For Microsoft, the stakes are particularly high. The company’s gaming division relies on a diverse, global player base. Any perception of partisan bias risks alienating both creative talent—often progressive in orientation—and regulatory stakeholders already wary of Big Tech consolidation. The post-acquisition sensitivities are acute: cultural missteps can reverberate through talent pipelines and customer communities alike.
Economic, Technological, and Governance Crossroads
The economic calculus is complex. In a fiercely competitive labor market, high-skill developers weigh employers’ stances on expression when choosing where to work. Overzealous disciplinary action could trigger attrition, especially among those who value open discourse. At the same time, visible partisan alignment can depress customer engagement in politically opposite demographics, affecting key metrics such as Game Pass average revenue per user and Azure cross-sell opportunities.
The operational costs are mounting. Each incident demands legal, HR, and PR resources—costs that multiply as such controversies become more frequent. This reality is prompting investment in AI-driven sentiment triage tools and updated social-media policies, as enterprises seek to manage reputational risk at scale.
Technologically, the challenge is formidable. Content moderation tooling must evolve to detect not only violent rhetoric but also the nuanced contours of political speech—a task fraught with high false-positive risk. Remote work further complicates matters, as the visibility of employee posts widens and boards demand dashboards mapping reputational exposure across social networks. The ethical implications of such surveillance are profound, raising questions about privacy and autonomy.
Meanwhile, global policy harmonization looms large. Enterprises operating across the U.S., EU, and jurisdictions shaped by the Digital Services Act must reconcile conflicting legal norms on speech. The likely outcome is a shift toward federated policy frameworks, rather than one-size-fits-all rules—a complex, resource-intensive endeavor.

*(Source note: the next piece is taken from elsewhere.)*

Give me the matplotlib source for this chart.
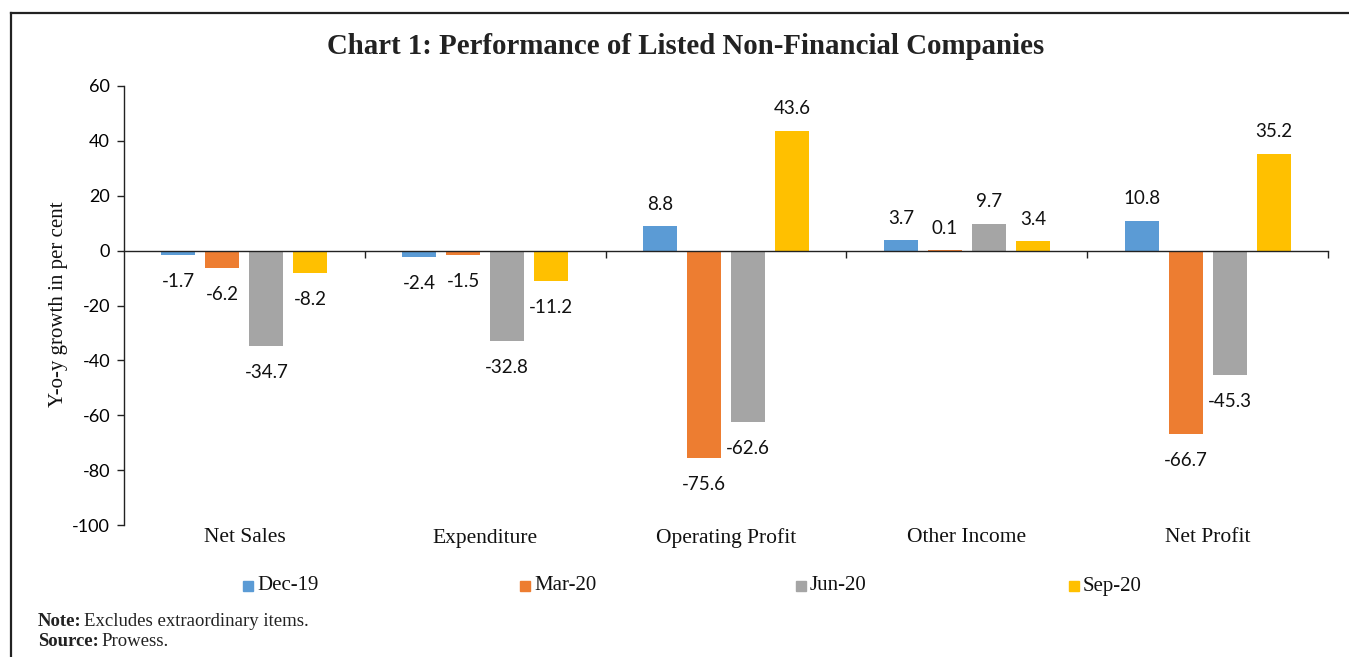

Strategic Risks, Opportunities, and the Road Ahead
The risk matrix confronting the C-suite is formidable:
- Reputational: Perceptions of selective enforcement invite activist campaigns from all sides.
- Regulatory: Congressional hearings could subpoena internal moderation logs, exposing proprietary algorithms and decision criteria.
- Operational: Morale shocks during sensitive integration phases can delay product roadmaps and erode trust.
Yet, there are opportunities for those who act with foresight:
- Transparent governance can differentiate the brand among institutional investors, even as ESG faces backlash.
- Cross-functional incident-response teams—spanning legal, trust & safety, and communications—can create repeatable playbooks, reducing cycle time and cost for future incidents.
Forward-looking scenarios suggest a spectrum of outcomes:
- Formal Congressional inquiries are a moderate risk; firms must prepare evidence demonstrating viewpoint-neutral enforcement and engage bipartisan counsel.
- Talent polarization is highly probable; codes of conduct should be refreshed with clear, collaboratively developed guidelines on off-hours speech.
- Industry-wide standards may yet emerge; proactive participation in consortia could help shape voluntary norms and forestall heavier regulation.
This episode is not merely about a handful of employee tweets—it is a case study in the new geopolitics of workforce expression, where political actors weaponize HR events for legislative leverage. Technology and business leaders must now treat social-media governance as a board-level risk, on par with cybersecurity. Those who institutionalize resilient, transparent processes today will not only weather future flashpoints with less friction, but may also convert these moments of volatility into enduring competitive advantage.